According to the same research, 68% of buyers trust online reviews more when there are both good and bad comments. 30% suspect censorship or faked reviews when they don’t see any negative reports.
The point? Your visitors are turning to unbiased sources before making a decision.
Why not embrace it to confirm that you are being 100% transparent and have nothing to hide? Link to those reviews and ratings, display them on your site, don’t show reviews that only touch on positives, etc.
Also, be sure to keep an eye on review sites. Can you respond to feedback to turn disgruntled customers into happy customers? What can you fix and optimize based on the reviews? How do reviewers describe the benefits of your product? How can you incorporate that language into your site copy?
Bad Example: Apathy and Paying Rent
It hurts me to use this as a bad example because it’s one of my favorite fiction books, but here’s the site for a novel called Apathy and Paying Rent…
Note that there are no reviews in sight. No Amazon reviews, no peer reviews, no social media shout outs… nothing. All you really get is a link to purchase the book from LINE & SINKER. Well, here’s where that link takes you…
Now, you’re probably a little apathetic, but you head to Amazon. There has to be some reviews and ratings there, right?
“Be the first to review this item”. Not so much as a book synopsis.
Also, on the site, you could purchase the book for $9.95. Now some guy wants $537.35 for a used copy…? What gives?
Even if you don’t highlight third parties on your site, your potential customers will seek them out. So, where you can, take control of those presences. Encourage reviews, encourage ratings, encourage feedback.

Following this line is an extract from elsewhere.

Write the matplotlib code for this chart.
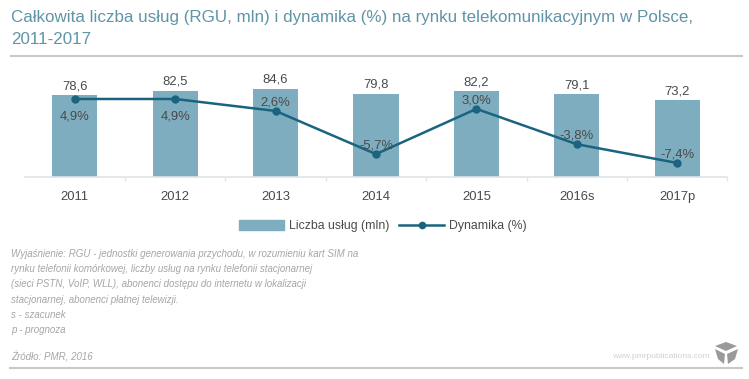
#!/usr/bin/env python3

import matplotlib
matplotlib.use('Agg')
import matplotlib.pyplot as plt
from matplotlib.lines import Line2D
from matplotlib.patches import Patch, Polygon

W, H = 749, 379

years = ['2011', '2012', '2013', '2014', '2015', '2016s', '2017p']
services = [78.6, 82.5, 84.6, 79.8, 82.2, 79.1, 73.2]
dynamics = [4.9, 4.9, 2.6, -5.7, 3.0, -3.8, -7.4]
services_labels = ['78,6', '82,5', '84,6', '79,8', '82,2', '79,1', '73,2']
dynamics_labels = ['4,9%', '4,9%', '2,6%', '-5,7%', '3,0%', '-3,8%', '-7,4%']
# label below the point for the first two, above for the rest
dynamics_offset = [-24, -24, 2, 3, 2, 3, 2]

title = 'Całkowita liczba usług (RGU, mln) i dynamika (%) na rynku telekomunikacyjnym w Polsce,\n2011-2017'
note = ('Wyjaśnienie: RGU - jednostki generowania przychodu, w rozumieniu kart SIM na\n'
        'rynku telefonii komórkowej, liczby usług na rynku telefonii stacjonarnej\n'
        '(sieci PSTN, VoIP, WLL), abonenci dostępu do internetu w lokalizacji\n'
        'stacjonarnej, abonenci płatnej telewizji.\n'
        's - szacunek\n'
        'p - prognoza')
source = 'Źródło: PMR, 2016'
site = 'www.pmrpublications.com'

BAR = '#7dadbf'
LINE = '#1a6480'
TITLE = '#5f95a6'
TEXT = '#4a4a4a'
NOTE = '#a6a6a6'
RULE = '#c9c9c9'
AXIS = '#dfe4e8'

plt.rcParams['font.family'] = ['Liberation Sans', 'DejaVu Sans']


def fx(px):
    return px / W


def fy(py):
    return 1 - py / H


def plot():
    fig = plt.figure(figsize=(W / 100, H / 100), dpi=100)
    ax = fig.add_axes([fx(24.5), fy(177), fx(703), 97 / H])
    x = list(range(len(years)))

    ax.bar(x, services, width=0.45, color=BAR)
    ax.set_xlim(-0.5, 6.5)
    ax.set_ylim(0, 92.8)
    ax.set_yticks([])
    ax.set_xticks(x)
    ax.set_xticklabels(years, fontsize=9.4, color=TEXT)
    ax.tick_params(axis='x', length=0, pad=10)
    # small ticks sit between the categories
    ax.set_xticks([i - 0.5 for i in range(1, len(years) + 1)], minor=True)
    ax.tick_params(axis='x', which='minor', length=3, color=AXIS, width=1)
    for s in ['top', 'left', 'right']:
        ax.spines[s].set_visible(False)
    ax.spines['bottom'].set_color(AXIS)
    ax.spines['bottom'].set_linewidth(1.2)
    ax.patch.set_alpha(0)

    for i, v in enumerate(services):
        ax.annotate(services_labels[i], (i, v), xytext=(0, 2), textcoords='offset points',
                    ha='center', va='bottom', fontsize=9.4, color=TEXT)

    ax2 = ax.twinx()
    ax2.set_ylim(-10.1, 8.55)
    ax2.axis('off')
    ax2.plot(x, dynamics, color=LINE, lw=1.8, marker='o', ms=5)
    for i, v in enumerate(dynamics):
        ax2.annotate(dynamics_labels[i], (i, v), xytext=(0, dynamics_offset[i] * 0.72),
                     textcoords='offset points', ha='center', va='bottom',
                     fontsize=9.4, color=TEXT)

    handles = [Patch(color=BAR, label='Liczba usług (mln)'),
               Line2D([], [], color=LINE, lw=1.8, marker='o', ms=4.5, label='Dynamika (%)')]
    fig.legend(handles=handles, loc='center', bbox_to_anchor=(fx(383), fy(226)), ncol=2,
               frameon=False, fontsize=8.8, labelcolor=TEXT, handlelength=3.7, handleheight=0.9,
               handletextpad=0.4, columnspacing=0.8, borderpad=0, borderaxespad=0)

    fig.text(fx(11), fy(28.5), title, fontsize=12.25, color=TITLE, va='center', linespacing=1.63)
    fig.text(fx(11), fy(292), note, fontsize=7, style='italic', color=NOTE, va='center', linespacing=1.63)
    fig.text(fx(11), fy(357), source, fontsize=7, style='italic', color=NOTE, va='center')
    fig.text(fx(710), fy(357), site, fontsize=6, color='#d0d0d0', va='center', ha='right')

    fig.add_artist(Line2D([fx(11), fx(742)], [fy(56), fy(56)], color=RULE, lw=1.5))
    fig.add_artist(Line2D([fx(10), fx(742)], [fy(367.5), fy(367.5)], color=RULE, lw=1.5))

    # logo cube
    faces = [[(726, 342), (737, 346), (726, 351), (715, 346)],
             [(727, 354), (738, 349), (735, 359), (728, 364)],
             [(725, 354), (715, 349), (718, 359), (724, 364)]]
    for f in faces:
        pts = [(fx(a), fy(b)) for a, b in f]
        fig.add_artist(Polygon(pts, closed=True, transform=fig.transFigure, color='#9a9a9a', lw=0))
    return fig


if __name__ == '__main__':
    fig = plot()
    fig.savefig('out.png', dpi=100)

No feedback / reviews might as well be bad feedback / reviews.
Good Example: Sarah Colonna
Now, compare Apathy and Paying Rent to Sarah Colonna’s Has Anyone Seen My Pants?…
Social media icons, “New York Times bestselling author of Life as I Blow It“, “Buy at Amazon”, store logos… and that’s just above the fold.
For further comparison, here’s the book’s Amazon page…
83% 5 star reviews with long, detailed reviews from buyers. Above, you’ll also see editorial reviews from other authors like Kelly Oxford and Jen Kirkman as well as one from Publishers Weekly.
Anyone who is unsure about Sarah Colonna’s writing talents would be put at ease after reviewing these two sites.
The Internet is full of used car salesmen promoting their fake scarcity and their 7th “summer savings” eCommerce sale. They’re sweating credibility, which hurts conversions long-term.
Instead, follow these guidelines to stay credible…
- Use repetition, primacy and recency, surprise, emotional impact, and outcomes to make your site memorable. Familiarity will kick in, making you more credible.
- Evaluate your site based on organization / UX, visual appeal, visual hierarchy, color and general mistakes. This will help ensure your site appears professional and legitimate.
- Be honest and upfront about costs, stock, delivery, onboarding, etc. Transparency and expectation setting build credibility.
- Concisely explain what your product is, what problem it solves, how it solves that problem and what life will be like without that problem looming. Be thorough about your value.
- Embrace the fact that your visitors are turning to third-party sources for unbiased reviews and ratings. Convert unhappy customers and even get some copy ideas.